İzmir’in farklı semtlerinde ortaya çıkan “Ölünce Beni Kim Yıkayacak” reklamları görenleri duraklattı, meraklandırdı ve hatta oldukça huzursuz etti.
Bilmiyorum siz gördünüz mü ama İzmir’in dört bir yanındaki bilboardlarda ve LED ekranlarda Ölünce Beni Kim Yıkayacak? sorusu yankılandı. Akşama doğru sosyal medyada da, Konak Meydanı’ndan Alsancak’a, Bostanlı’dan Karşıyaka’ya kadar bu sorunun dış mekân reklamlarda öne çıktığı görüldü.
İzmirliler endişelendi. Zira bu cümle; tarikat sözcülerinin, düşüncelerini beğenmedikleri insanlara atıfta bulunarak kullandıkları o tatsız, tehditkâr cümlelerden biriydi: Ölünce seni kim yıkayacak? Cenazen nereden kalkacak?
Böyle bir mesajın İzmir gibi bir kentte yükselmesi haliyle tedirginlik yarattı. “Yoksa bu reklamları tarikatlar mı verdi?” diye soranınız olduysa yalnız değilsiniz. Zaten olayın akışı da tam burada garipleşti.
Bu reklamı kim yayınladı?
Bilgi almak için Konak Meydanı’ndaki LED panonun sahibi olan Kent Vizyon firmasını aradık. Kendimizi tanıtarak, gayet doğrudan ve net sorduğumuz soruya gelen cevaplar tam anlamıyla talihsizdi. Firma görevlisi telefonda adeta fırça atar gibi “Bu bilgiyi ne yapacaksınız? Sizce biz İzmir’de sizin düşündüğünüz gibi bir reklama izin verir miyiz?” diye agresif cevaplar verdi. Hatta sanki bu soruyu sormak bile ayıpmış gibi terslemeye kalktı. Anlaşılan reklam firmasının görevlisi soru sorulmasına alışkın değildi. Ya da işinin sorumluluğunun bilincine henüz varamamış ki telefonu kapatırken de garip bir ses tonuna büründü.
İşin aslı sonradan ortaya çıktı
Mesele sonradan anlaşıldı. Meğerse bu çarpıcı ve rahatsız edici slogan, TRT’nin dijital platformu TABİİ için çekilen, başrolünde Ahmet Kural’ın oynadığı Gassal adlı dizinin reklamıymış (bu bilgiyi de aradığım firmanın aynı yetkilisinden aldım. Hakkını yemeyeyim şimdi).

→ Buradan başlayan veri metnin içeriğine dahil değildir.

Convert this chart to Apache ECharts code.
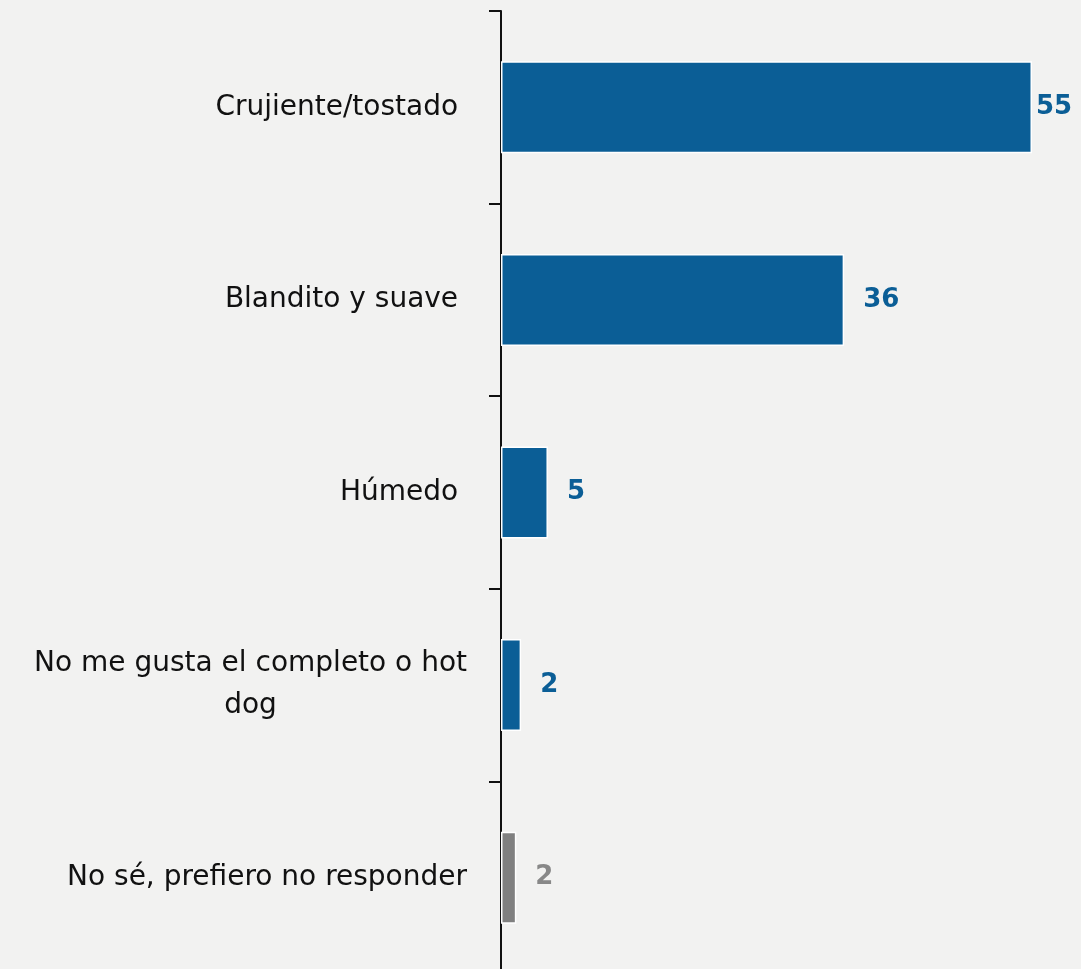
<!DOCTYPE html>
<html>
<head>
<meta charset="utf-8">
<script src="https://cdn.jsdelivr.net/npm/echarts@6/dist/echarts.min.js"></script>
<style>
  html, body { margin: 0; padding: 0; background: #f2f2f1; overflow: hidden; }
  #chart { width: 1081px; height: 976px; }
</style>
</head>
<body>
<div id="chart"></div>
<script>
// Categories (first three carry a trailing space)
const categories = [
  'Crujiente/tostado ',
  'Blandito y suave ',
  'Húmedo ',
  'No me gusta el completo o hot dog',
  'No sé, prefiero no responder'
];
const values = [55.4, 35.8, 4.9, 2.1, 1.6];
const barColors = ['#0b5e96', '#0b5e96', '#0b5e96', '#0b5e96', '#808080'];
const labelColors = ['#0b5e96', '#0b5e96', '#0b5e96', '#0b5e96', '#888888'];

function wrapLabel(text, maxChars) {
  if (text.length <= maxChars) return '{r|' + text + '}';
  const cut = text.lastIndexOf(' ', maxChars);
  return '{r|' + text.slice(0, cut) + '}\n{c|' + text.slice(cut + 1) + '}';
}

const chart = echarts.init(document.getElementById('chart'), null, { renderer: 'canvas' });
chart.setOption({
  backgroundColor: '#f2f2f1',
  animation: false,
  grid: { left: 501, right: 49, top: 11, height: 963 },
  xAxis: {
    type: 'value', min: 0, max: 'dataMax', show: false,
    splitLine: { show: false }
  },
  yAxis: {
    type: 'category', data: categories, inverse: true,
    axisLine: { show: true, lineStyle: { color: '#111', width: 2 } },
    axisTick: { show: true, length: 12, lineStyle: { color: '#111', width: 2 } },
    axisLabel: {
      margin: 34,
      fontFamily: 'DejaVu Sans', fontSize: 28, color: '#111', lineHeight: 42,
      formatter: (v) => wrapLabel(v, 30),
      rich: {
        r: { fontFamily: 'DejaVu Sans', fontSize: 28, color: '#111', lineHeight: 42, align: 'right' },
        c: { fontFamily: 'DejaVu Sans', fontSize: 28, color: '#111', lineHeight: 42, align: 'center' }
      }
    }
  },
  series: [{
    type: 'bar',
    barWidth: 92,
    data: values.map((v, i) => ({
      value: v,
      itemStyle: { color: barColors[i], borderColor: '#ffffff', borderWidth: 1.5 },
      label: { color: labelColors[i], distance: i === 0 ? 4 : 19 }
    })),
    label: {
      show: true, position: 'right',
      fontFamily: 'DejaVu Sans', fontWeight: 'bold', fontSize: 26,
      formatter: (p) => Math.round(p.value)
    }
  }]
});
</script>
</body>
</html>
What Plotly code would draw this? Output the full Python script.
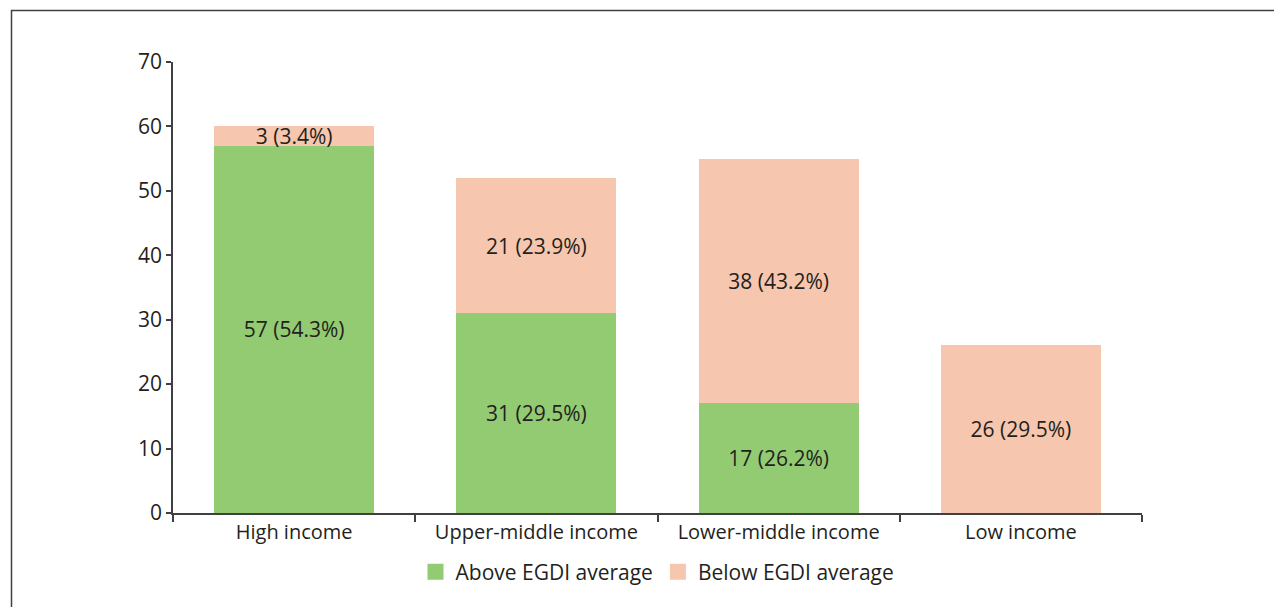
import plotly.graph_objects as go

categories = ["High income", "Upper-middle income", "Lower-middle income", "Low income"]
above_values = [57, 31, 17, 0]
below_values = [3, 21, 38, 26]
above_labels = ["57 (54.3%)", "31 (29.5%)", "17 (26.2%)", ""]
below_labels = ["3 (3.4%)", "21 (23.9%)", "38 (43.2%)", "26 (29.5%)"]
y_ticks = [0, 10, 20, 30, 40, 50, 60, 70]

FONT = "Open Sans"
FS = 20
FS_BAR = 21
TXT = "#231f20"
AX = "#404040"
GREEN = "#93cb73"
SALMON = "#f7c6ae"

fig = go.Figure()
fig.add_trace(go.Bar(
    x=categories, y=above_values, name="Above EGDI average", showlegend=False,
    marker=dict(color=GREEN, line=dict(width=0)),
    text=above_labels, textposition="inside", insidetextanchor="middle",
    textfont=dict(family=FONT, size=FS_BAR, color=TXT), hoverinfo="skip",
))
fig.add_trace(go.Bar(
    x=categories, y=below_values, name="Below EGDI average", showlegend=False,
    marker=dict(color=SALMON, line=dict(width=0)),
    text=below_labels, textposition="inside", insidetextanchor="middle",
    textfont=dict(family=FONT, size=FS_BAR, color=TXT), hoverinfo="skip",
))
# legend entries with larger square swatches
for nm, col in [("Above EGDI average", GREEN), ("Below EGDI average", SALMON)]:
    fig.add_trace(go.Scatter(x=[None], y=[None], mode="markers", name=nm,
                             marker=dict(symbol="square", size=20, color=col),
                             hoverinfo="skip"))

# page has an 8px body margin: figure coords = page coords - 8
W, H = 1274, 599
L, R, T, B = 165, 140, 54, 94
pw, ph = W - L - R, H - T - B

def px_x(x):
    return (x - 8 - L) / pw

def px_y(y):
    return (H - B - (y - 8)) / ph

fig.update_layout(
    width=W, height=H,
    barmode="stack", bargap=0.34,
    margin=dict(l=L, r=R, t=T, b=B),
    plot_bgcolor="white", paper_bgcolor="white",
    font=dict(family=FONT, size=FS, color=TXT),
    uniformtext=dict(minsize=FS_BAR, mode="show"),
    showlegend=True,
    legend=dict(orientation="h", x=0.5, xanchor="center", y=px_y(572), yanchor="middle",
                font=dict(family=FONT, size=FS_BAR, color=TXT), traceorder="normal",
                itemsizing="trace", itemwidth=30, tracegroupgap=0),
    xaxis=dict(showgrid=False, showline=True, linecolor=AX, linewidth=2,
               ticks="outside", tickson="boundaries", ticklen=7, tickcolor=AX, tickwidth=1.5,
               tickfont=dict(family=FONT, size=FS, color=TXT)),
    yaxis=dict(range=[0, 70], tickvals=y_ticks, showgrid=False, zeroline=False,
               showline=True, linecolor=AX, linewidth=1.5,
               ticks="outside", ticklen=5, tickcolor=AX, tickwidth=1.5,
               tickfont=dict(family=FONT, size=21, color=TXT)),
    shapes=[dict(type="rect", xref="paper", yref="paper",
                 x0=px_x(11.5), x1=px_x(1300), y0=px_y(640), y1=px_y(10.5),
                 line=dict(color=AX, width=1.5), fillcolor="rgba(0,0,0,0)", layer="above")],
)

fig.write_html("out.html")
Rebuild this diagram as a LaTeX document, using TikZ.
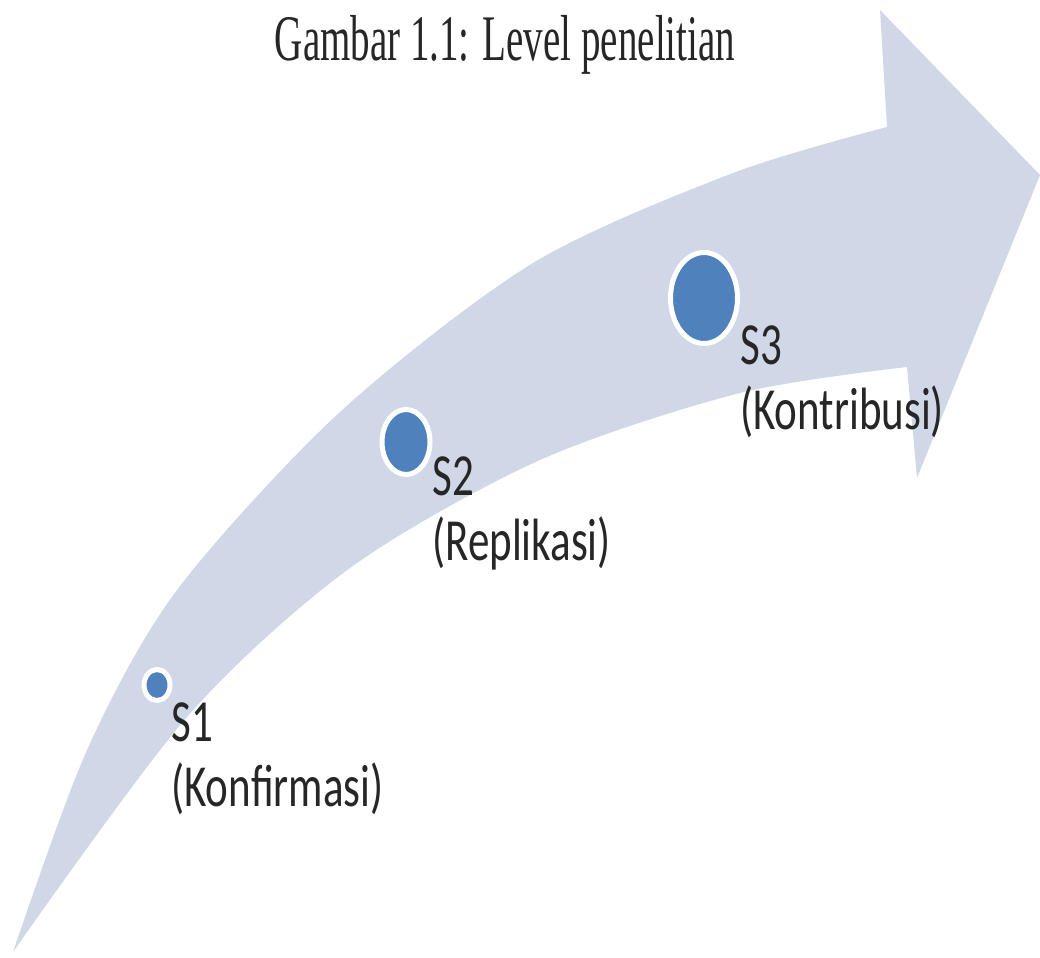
\documentclass[tikz,border=0pt]{standalone}
\usepackage{fontspec}
\usetikzlibrary{shapes.geometric}

\newfontfamily\lblfont[FakeStretch=0.72]{Carlito}
\newfontfamily\capfont[FakeStretch=0.6]{Liberation Serif}
\definecolor{bandcol}{RGB}{208,216,232}
\definecolor{dotcol}{RGB}{79,129,189}

\begin{document}
\begin{tikzpicture}[x=0.02cm, y=-0.02cm]

        \useasboundingbox (0,0) rectangle (1040,957);

        % curved arrow
        \fill[bandcol] plot[smooth] coordinates {(13,952) (87,750) (177,590) (340,412) (533,263) (733,173) (887,127)}
          -- (880,10) -- (1040,175) -- (917,478)
          -- plot[smooth] coordinates {(907,367) (740,393) (540,460) (350,568) (187,717) (13,952)}
          -- cycle;

        \begin{scope}[every node/.style={ellipse, fill=dotcol, draw=white, line width=0.1cm, inner sep=0pt}]
          \node[minimum width=0.52cm, minimum height=0.62cm] (s1) at (157,685) {};
          \node[minimum width=0.96cm, minimum height=1.30cm] (s2) at (406,442) {};
          \node[minimum width=1.34cm, minimum height=1.82cm] (s3) at (704,298) {};
        \end{scope}

        \begin{scope}[every node/.style={font=\lblfont\fontsize{34}{37}\selectfont, align=left, anchor=north west, inner sep=0pt, text=black!85}]
          \node (l1) at (171,702) {S1\\(Konfirmasi)};
          \node (l2) at (432,456) {S2\\(Replikasi)};
          \node (l3) at (740,325) {S3\\(Kontribusi)};
        \end{scope}

        \node[font=\capfont\fontsize{37}{40}\selectfont, anchor=base, text=black!85] (title) at (505,60) {Gambar 1.1: Level penelitian};

      \end{tikzpicture}
\end{document}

Böylece gizem çözüldü, ancak yine de kötü bir koku kaldı dimağımızda . Reklamın mesajını, tonu ve yanıltmaktan beslenen bu iletişim kampanyasını eleştirmemek mümkün değil. Neticede içinden geçtiğimiz dönem ve sosyal medyada sürekli olarak dönen tehdit ve aşağılamalar karşısında İzmirlilerin tedirgin olması gayet normaldir. İzmir’de halk reklam panosunda da olsa, bu tip sorulara alışık değildir. Hele ki bunu Konak Meydanı’ın orta yerinde LED ekranda gördüğünde…!
Son sözü reklamlara, dizilere ve kampanyalara imza atanlara söyleyelim: Kendi hikayenizi anlatın ama bunu ölümün arkasına gizlenerek yapmayın. “Demek ki reklam amacına ulaşmış” klişesinin arkasına da sığınmayın. Yarattığınız tedirginlik ters teperse onca emeğe yazık olur.